Geography Reference
In-Depth Information
66. Since the title crosses some features, perhaps you want to give it a background. Click the
Rectangle icon button on the Drawing toolbar and draw a rectangle over the title, covering it
up. Click the word Drawing on the Drawing toolbar, pick Order, and send the selected rectangle
to the back. Pull up the menu for fill color and make the color of the rectangle Lapis Lazuli. 21
Change the color of the text in the box to White. If you have any cartographic design experience,
shake your head over what a wretched mapmaker the author is, and save the map as LWP3.
mxd, after fixing it up to suit yourself.
In what follows you will experiment with some of the drawing tools on a blank data frame. Feel free to vary
the process and to experiment.
67. Click the New Map File icon, choosing Letter (ANSI A) Landscape, and go into Data View.
68. On the Drawing toolbar the icon that starts out as a rectangle becomes whatever object you
choose from the dropdown menu. We could call it the new shape icon: Rectangle, Polygon, etc.

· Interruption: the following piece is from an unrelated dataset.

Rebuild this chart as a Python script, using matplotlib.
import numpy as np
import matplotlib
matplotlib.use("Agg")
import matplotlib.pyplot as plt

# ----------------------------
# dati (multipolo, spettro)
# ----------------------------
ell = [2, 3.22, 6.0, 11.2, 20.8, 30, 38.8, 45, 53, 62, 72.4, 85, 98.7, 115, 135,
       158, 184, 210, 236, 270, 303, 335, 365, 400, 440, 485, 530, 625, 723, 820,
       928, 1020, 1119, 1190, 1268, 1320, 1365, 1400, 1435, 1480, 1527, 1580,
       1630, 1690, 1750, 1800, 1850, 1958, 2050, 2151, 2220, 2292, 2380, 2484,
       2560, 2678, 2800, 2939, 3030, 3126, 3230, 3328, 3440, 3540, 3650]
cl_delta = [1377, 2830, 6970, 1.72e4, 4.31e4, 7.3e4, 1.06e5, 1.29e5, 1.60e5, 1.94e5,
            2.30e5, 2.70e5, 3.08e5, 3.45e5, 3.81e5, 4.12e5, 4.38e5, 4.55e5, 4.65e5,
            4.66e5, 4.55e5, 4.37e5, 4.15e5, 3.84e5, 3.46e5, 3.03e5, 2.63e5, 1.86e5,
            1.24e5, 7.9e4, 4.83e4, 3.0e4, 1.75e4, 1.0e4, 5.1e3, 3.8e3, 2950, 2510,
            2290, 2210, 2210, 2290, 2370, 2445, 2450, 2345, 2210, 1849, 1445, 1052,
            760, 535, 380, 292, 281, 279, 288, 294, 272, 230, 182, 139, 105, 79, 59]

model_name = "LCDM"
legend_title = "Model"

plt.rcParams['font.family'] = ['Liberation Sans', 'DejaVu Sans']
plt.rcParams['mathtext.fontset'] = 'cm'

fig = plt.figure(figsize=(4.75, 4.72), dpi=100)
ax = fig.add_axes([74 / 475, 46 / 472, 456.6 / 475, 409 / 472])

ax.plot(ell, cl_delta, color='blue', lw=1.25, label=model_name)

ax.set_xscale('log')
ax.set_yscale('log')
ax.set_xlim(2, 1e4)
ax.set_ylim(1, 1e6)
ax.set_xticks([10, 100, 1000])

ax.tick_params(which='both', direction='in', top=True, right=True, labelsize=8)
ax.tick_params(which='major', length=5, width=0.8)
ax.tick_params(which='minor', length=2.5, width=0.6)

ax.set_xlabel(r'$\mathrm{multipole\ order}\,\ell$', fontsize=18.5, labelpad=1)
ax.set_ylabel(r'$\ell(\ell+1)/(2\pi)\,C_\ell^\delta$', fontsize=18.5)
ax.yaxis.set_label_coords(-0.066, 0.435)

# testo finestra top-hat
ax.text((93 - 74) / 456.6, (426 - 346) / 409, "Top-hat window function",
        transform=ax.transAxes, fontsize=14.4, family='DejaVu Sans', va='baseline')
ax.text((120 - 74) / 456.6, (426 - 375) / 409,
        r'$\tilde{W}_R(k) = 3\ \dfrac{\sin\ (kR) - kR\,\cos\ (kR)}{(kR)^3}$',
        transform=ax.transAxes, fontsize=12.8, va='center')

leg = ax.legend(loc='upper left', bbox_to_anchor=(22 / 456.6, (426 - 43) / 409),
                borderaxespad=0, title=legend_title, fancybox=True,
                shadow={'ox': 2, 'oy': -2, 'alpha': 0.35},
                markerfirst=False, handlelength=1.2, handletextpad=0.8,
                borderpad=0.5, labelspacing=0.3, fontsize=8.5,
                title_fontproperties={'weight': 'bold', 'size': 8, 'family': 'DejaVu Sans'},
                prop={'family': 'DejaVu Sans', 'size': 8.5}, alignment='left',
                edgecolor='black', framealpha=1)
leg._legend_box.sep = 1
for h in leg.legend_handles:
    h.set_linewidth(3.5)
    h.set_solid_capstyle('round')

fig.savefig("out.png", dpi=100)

Try out the different possibilities. With Rectangle, Circle, and Ellipse, just click and drag. With
Polygon, and Line, just click to make successive vertices; double-click to end the graphic. Curve
is particularly fun. Again, just click to make successive vertices; double-click to end the graphic.
With Freehand simply drag the cursor around.
With any of these graphic elements, you can, after selecting them on the Drawing toolbar with Select
Elements, right-click and change their positions by rotating 90 degrees or flipping around an axis. You can
also bring up a window to get information about and/or change their properties.
69. Pick a graphic that you have made and select it (with either the Select Elements pointer on the
Tools toolbar or the Select Elements pointer on the Drawing toolbar. Click Zoom To Selected
Elements on the Drawing toolbar. Grab one of the cyan handles to get a two-headed arrow, then
drag the handle to shrink the graphic to about half its original size. Zoom back to full extent.
Select another element and experiment with the Rotate tool (on the Drawing toolbar). First click
the Rotate tool button, then click the feature. Press the “A” key to type in a number of degrees
of counter-clockwise rotation.
70. Select another shape. Toward the right end of the Drawing toolbar, change the Fill Color and/or
Line Color to whatever you want.
71. Create some text. Change its font to Courier New, 16 point. Experiment with the Text options.
Circle Text, for example, will, let you create a circle and then place lines of text within it. Once
the text is no longer selected, the circle's bounding square disappears.
72. Click New Map File, continuing to use Letter (ANSI A) Landscape. Find the button for New
Splined Text and press it. Make a spline (like a snake) starting in the northwest corner of the
data frame: Click, move an inch or so to the right, and click again; continue until you have made
a spline that looks somewhat like Figure 3-20. Double-click to end the spline. Type the following
into the text box, without using the Enter key except at the very end:
A quick move by the enemy may jeopardize six fine gunboats. Now is the time for all good men
and true to come to the aid of their party. The quick brown fox jumped over the lazy dog.
21 The color of an exotic gem. Also University of Kentucky Wildcat Blue.